“We’re just trying to get some student input, because I know it’s something that’s going to be addressed. I think the faculty just really wants to know how the students feel about it,” SGA President Halea Hatten said. “Some people are really for the ban. They think it should be in place. Then other people who do smoke in the dorms, of course they’re against it. It’s kind of mixed feelings.”
She said the comments heard at the meeting would be presented to the university to use when deciding whether or not to ban smoking in the college dorms. Currently, students can smoke in their dorms only if they have permission from their roomates. Students advocating in favor of the ban argued that smoke lingers and wafts into other areas of the building where it offends non-smokers.
“In my Campus View bathroom, it smells like I smoke a pack a day in there, and no one in our room smokes and no one on the first floor smokes in our apartment,” SGA Vice President Brooke Miller said.
The arguments presented by both sides can be summarized as rights versus inconvenience: the rights of either the smoker or the non-smoker versus the inconvenience of either tolerating the smoke or stepping outside to enjoy a cigarette.
One idea presented was the creation of a smoking-only dorm building, but opponents argued it could create lost housing revenue for the university by only being able to put students in one place over another. Members of SGA also argued the long-term contamination of carpet, walls and furniture, and the difficulty of finding residency advisors who would be willing to live in smoking-only facilities.
Issues of possible safety hazards also were presented. Those in favor of the ban say it presents a fire hazard, while those opposing it say it’s actually less-hazardous and produces fewer fires than cooking. One SGA member countered that argument claiming that because many more people cook in their dorms than smoke, it’s understandable that there would be more cooking related fires and is completely irrelevant to the argument.

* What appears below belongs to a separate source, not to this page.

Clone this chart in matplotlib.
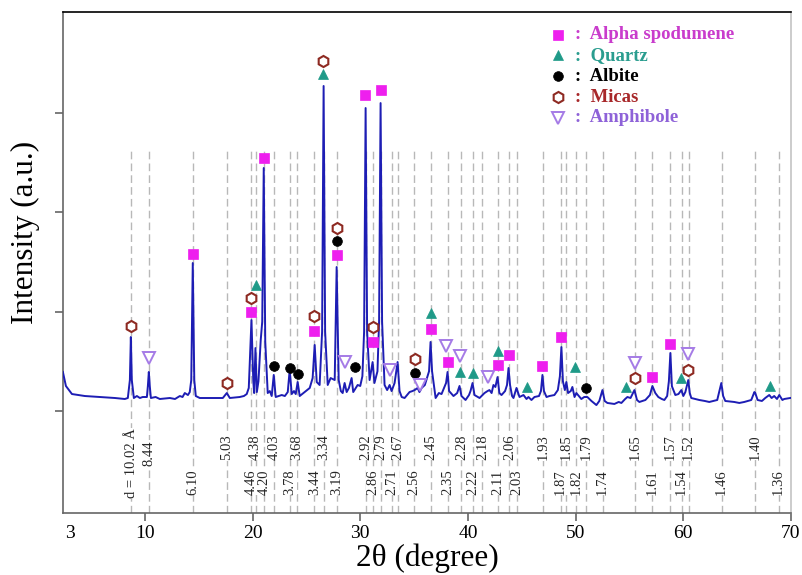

Matthew Kilmer suggested the university build gazebos for smokers, to keep them out of dorm buildings but also keep them safe from bad weather. When the SGA asked Kilmer who would pay to construct these gazebos, he suggested, “Why not take it out of (SSU President) Rita Morris’ paycheck?”
Kilmer also wrote a letter to the editor, published in the Feb. 9 issue of the University Chronicle — a editorial-independent student newspaper on the SSU campus.
“If non-smokers have a problem with second-hand smoke, then they should deal with it through rational discourse with smokers. Indeed, smokers should show more concern for the health of the people around them. The way this problem should not be handled is through the overbearing reliance on a recognized authority,” Kilmer wrote.
Student Alex Sulo also argued against the ban at the meeting, suggesting instead the university do a better job enforcing its current smoking policies.
At the close of the meeting, the SGA distributed surveys asking students such questions as “Do you smoke?”, “Can you live with a smoker?”, “Do you agree with banning smoking in Campus Housing, and why or why not?” and “If you smoke, how could (SSU) accommodate you smoking outside the residence halls?”
Miller said SSU is one of the last remaining universities in Ohio to allow smoking in student housing. She said schools like Ohio University, Wright State University, Marietta College, Hocking College, The Ohio State University and others already ban smoking.